FMCG industry IS GOING TO BOOM IN 2026

FMCG industry

The Indian FMCG industry is entering 2026 with optimism, expecting stronger sales and better profits. This positive outlook is fueled by stable raw material costs, government policies like potential tax cuts, and a recovering rural economy. After a period of slower growth, the industry anticipates high single-digit volume growth, meaning people will buy more everyday products.

A key trend is “premiumisation,” where consumers are selectively spending more on products offering better quality, health benefits, or unique experiences. Urban demand, which had lagged, is also expected to rebound. To capture this growth, companies are radically changing their strategies. They are shifting advertising money from traditional media to digital platforms to connect with younger audiences. Heavy investment is flowing into technology like AI for smarter forecasting and supply chains, while quick-commerce (10-30 minute delivery) becomes a central sales pillar.

Despite the optimism, challenges remain from fierce competition and shifting consumer habits. Overall, the sector is betting on a consumption revival, driven by favorable economics and its own strategic adaptations to a digital-first market.

FMCG industry

Why 2026 Looks Like a Good Year

The Indian FMCG industry (companies that make everyday products like soap, biscuits, tea, and shampoo) is feeling optimistic about 2026. They think it will be a favorable year because of a few key reasons. The government’s policies, like possible tax reliefs and GST reforms, are expected to put more money in people’s pockets. Also, the cost of raw materials (commodities) is stable and not shooting up. This combination should lead to higher sales by volume—meaning people will buy more number of products—and companies will also enjoy better profit margins.

The Big Growth Drivers

Four major forces are expected to reshape the market:

Rising Incomes: A growing middle class and affluent consumers are willing to spend more.

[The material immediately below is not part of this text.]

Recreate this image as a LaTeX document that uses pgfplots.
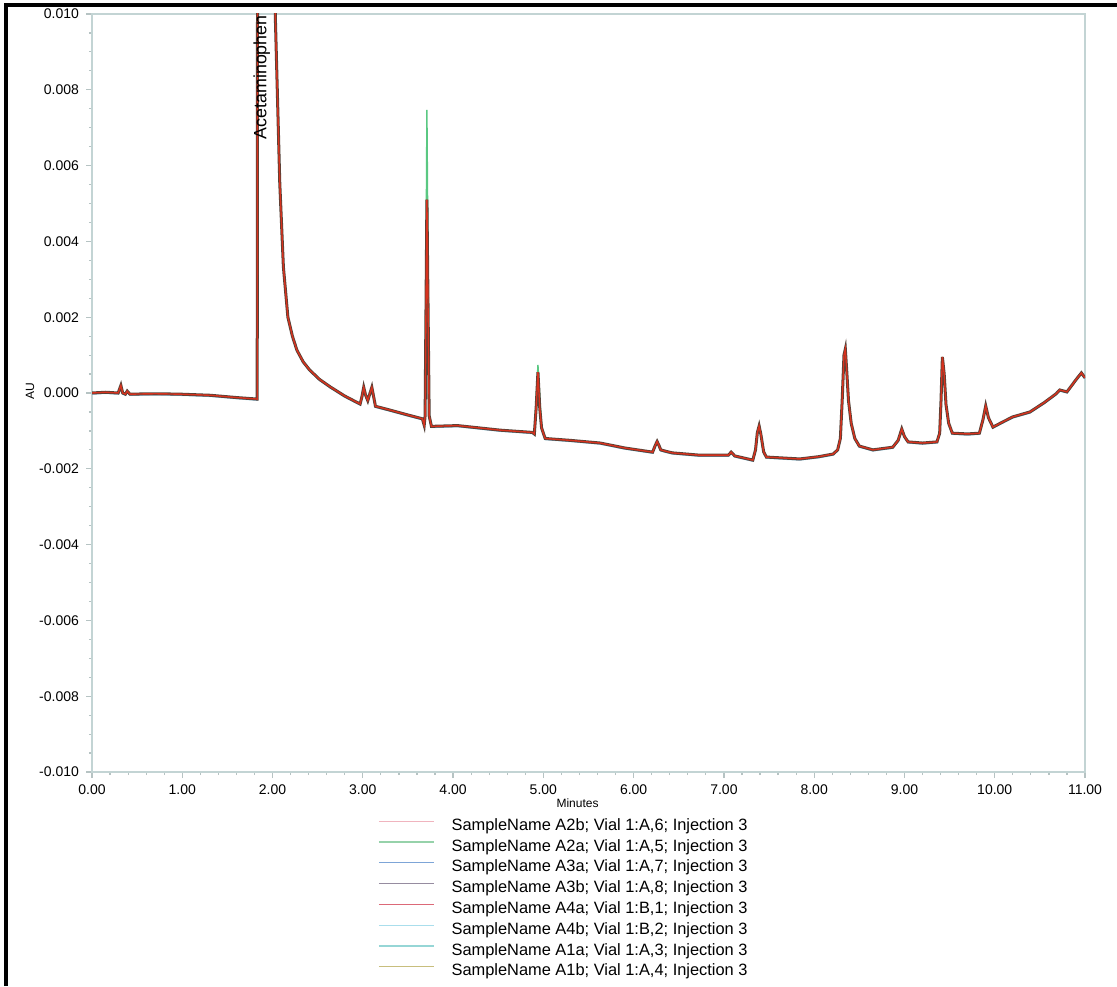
\documentclass[border=0pt]{standalone}
\usepackage{pgfplots}
\pgfplotsset{compat=1.18}
\usepackage{fontspec}
\setmainfont{Liberation Sans}
\definecolor{axcol}{RGB}{195,212,212}
\definecolor{cA2b}{RGB}{240,180,190}
\definecolor{cA2a}{RGB}{150,210,170}
\definecolor{cA3a}{RGB}{125,165,215}
\definecolor{cA3b}{RGB}{150,140,160}
\definecolor{cA4a}{RGB}{220,105,120}
\definecolor{cA4b}{RGB}{170,222,236}
\definecolor{cA1a}{RGB}{150,214,214}
\definecolor{cA1b}{RGB}{200,190,125}
\definecolor{trred}{RGB}{215,50,30}
\definecolor{trdark}{RGB}{85,65,55}
\definecolor{trgreen}{RGB}{90,200,130}
\begin{document}
\begin{tikzpicture}
\useasboundingbox (0,0) rectangle (558.5pt,493pt);
\begin{axis}[
  at={(46pt,107pt)}, anchor=south west,
  scale only axis, width=496.5pt, height=379pt,
  xmin=0, xmax=11, ymin=-0.010, ymax=0.010,
  xtick={0,1,...,11}, ytick={-0.010,-0.008,...,0.0101},
  minor x tick num=4, minor y tick num=3,
  tick pos=left, tick align=outside,
  major tick length=3pt, minor tick length=1.6pt,
  every tick/.style={axcol!80!gray, line width=0.6pt},
  axis line style={axcol, line width=0.7pt},
  scaled y ticks=false,
  /pgf/number format/assume math mode=true,
  xticklabel style={/pgf/number format/.cd, fixed, fixed zerofill, precision=2},
  yticklabel style={/pgf/number format/.cd, fixed, fixed zerofill, precision=3},
  ticklabel style={font=\fontsize{7}{8}\selectfont},
  xlabel={Minutes},
  xlabel style={font=\fontsize{6}{7}\selectfont, at={(axis description cs:0.489,0)}, anchor=center, yshift=-15.5pt},
  clip=true,
  legend style={at={(axis description cs:0.288,-0.060)}, anchor=north west, draw=none, fill=none,
    font=\fontsize{8.2}{9}\selectfont, row sep=2pt, column sep=8.5pt, inner sep=0pt,
    nodes={inner sep=0pt, text height=6.2pt, text depth=2.2pt}},
  legend cell align=left,
  legend image code/.code={\draw[#1] (0pt,2.5pt) -- (27.5pt,2.5pt);},
]
\pgfplotstableread{
x y
0.00 0.00000
0.15 0.00002
0.29 0.00000
0.32 0.00020
0.34 0.00000
0.37 -0.00003
0.39 0.00005
0.42 -0.00003
0.70 -0.00002
0.97 -0.00003
1.31 -0.00006
1.60 -0.00012
1.83 -0.00016
1.84 0.03000
1.95 0.05000
2.03 0.01000
2.08 0.00554
2.12 0.00333
2.17 0.00200
2.22 0.00150
2.27 0.00113
2.34 0.00082
2.41 0.00061
2.52 0.00036
2.64 0.00016
2.80 -0.00008
2.97 -0.00029
2.99 -0.00010
3.01 0.00015
3.03 -0.00005
3.055 -0.00020
3.08 0.00000
3.10 0.00015
3.12 -0.00010
3.14 -0.00035
3.30 -0.00045
3.50 -0.00058
3.66 -0.00068
3.68 -0.00085
3.69 -0.00060
3.71 0.00510
3.735 -0.00060
3.76 -0.00088
4.05 -0.00086
4.52 -0.00098
4.88 -0.00104
4.90 -0.00108
4.92 -0.00040
4.94 0.00055
4.96 -0.00040
4.98 -0.00092
5.02 -0.00120
5.30 -0.00125
5.63 -0.00132
5.90 -0.00145
6.21 -0.00156
6.24 -0.00138
6.26 -0.00128
6.28 -0.00138
6.30 -0.00150
6.36 -0.00154
6.43 -0.00158
6.73 -0.00164
7.05 -0.00164
7.08 -0.00156
7.12 -0.00166
7.32 -0.00177
7.35 -0.00150
7.37 -0.00105
7.39 -0.00087
7.41 -0.00110
7.44 -0.00155
7.47 -0.00169
7.84 -0.00174
8.05 -0.00168
8.21 -0.00161
8.26 -0.00150
8.29 -0.00120
8.31 -0.00020
8.33 0.00100
8.345 0.00116
8.36 0.00060
8.38 -0.00020
8.41 -0.00080
8.45 -0.00120
8.50 -0.00140
8.65 -0.00150
8.87 -0.00143
8.93 -0.00125
8.97 -0.00095
9.00 -0.00115
9.04 -0.00129
9.20 -0.00132
9.36 -0.00129
9.39 -0.00106
9.405 -0.00020
9.42 0.00095
9.44 0.00050
9.46 -0.00030
9.49 -0.00080
9.53 -0.00106
9.70 -0.00108
9.83 -0.00106
9.87 -0.00070
9.90 -0.00034
9.93 -0.00065
9.98 -0.00090
10.10 -0.00075
10.20 -0.00063
10.39 -0.00050
10.55 -0.00025
10.68 -0.00002
10.72 0.00008
10.80 0.00003
10.90 0.00035
10.96 0.00053
11.00 0.00040
}\trace
% underlying series (all overlap)
\addplot[cA2b, line width=0.6pt, forget plot] table {\trace};
\addplot[cA4b, line width=0.6pt, forget plot, yshift=-0.6pt] table {\trace};
\addplot[cA1a, line width=0.6pt, forget plot] table {\trace};
\addplot[cA1b, line width=0.6pt, forget plot] table {\trace};
\addplot[cA3a, line width=0.6pt, forget plot, yshift=-0.4pt] table {\trace};
\addplot[trgreen, line width=0.7pt, forget plot] coordinates {(3.69,-0.0006) (3.71,0.00747) (3.735,-0.0006)};
\addplot[trgreen, line width=0.7pt, forget plot] coordinates {(4.90,-0.00108) (4.94,0.00074) (4.98,-0.00092)};
\addplot[trdark, line width=1.5pt, forget plot] table {\trace};
\addplot[trred, line width=0.7pt, forget plot] table {\trace};
\node[rotate=90, anchor=east, inner sep=0.5pt, font=\fontsize{8.9}{10}\selectfont] at (axis cs:1.88,0.010) {Acetaminophen};
% legend
\addlegendimage{cA2b, line width=0.6pt}\addlegendentry{SampleName A2b; Vial 1:A,6; Injection 3}
\addlegendimage{cA2a, line width=0.6pt}\addlegendentry{SampleName A2a; Vial 1:A,5; Injection 3}
\addlegendimage{cA3a, line width=0.6pt}\addlegendentry{SampleName A3a; Vial 1:A,7; Injection 3}
\addlegendimage{cA3b, line width=0.6pt}\addlegendentry{SampleName A3b; Vial 1:A,8; Injection 3}
\addlegendimage{cA4a, line width=0.6pt}\addlegendentry{SampleName A4a; Vial 1:B,1; Injection 3}
\addlegendimage{cA4b, line width=0.6pt}\addlegendentry{SampleName A4b; Vial 1:B,2; Injection 3}
\addlegendimage{cA1a, line width=0.6pt}\addlegendentry{SampleName A1a; Vial 1:A,3; Injection 3}
\addlegendimage{cA1b, line width=0.6pt}\addlegendentry{SampleName A1b; Vial 1:A,4; Injection 3}
\end{axis}
\node[rotate=90, font=\fontsize{6}{7}\selectfont, inner sep=0pt] at (15pt,297.5pt) {AU};
\draw[black, line width=1.6pt] (3pt,0pt) -- (3pt,490.5pt) -- (558.5pt,490.5pt);
\end{tikzpicture}
\end{document}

Rural Recovery: After a tough period, demand from rural areas is bouncing back strongly.

Young Population: Millennials and Gen Z prefer buying for experience and lifestyle, pushing certain categories.

Technology: From AI to quick delivery apps, tech is changing how companies operate and sell.

The Urban-Rural Puzzle and The Premium Shift

One puzzle that has confused experts is that FMCG volume growth (4-5%) has been slower than the country’s overall economic growth (7-8%) for some years. Interestingly, rural demand has recently been stronger than urban demand. However, with new tax reforms, urban demand—which is a major growth engine—is expected to make a comeback in 2026.

A clear trend that will continue is premiumisation. This doesn’t mean everyone is buying luxury items. It means consumers are more selectively choosing to pay a bit extra for products that promise better quality, health benefits, or a special experience. For example, choosing a face wash with special ingredients over a basic one.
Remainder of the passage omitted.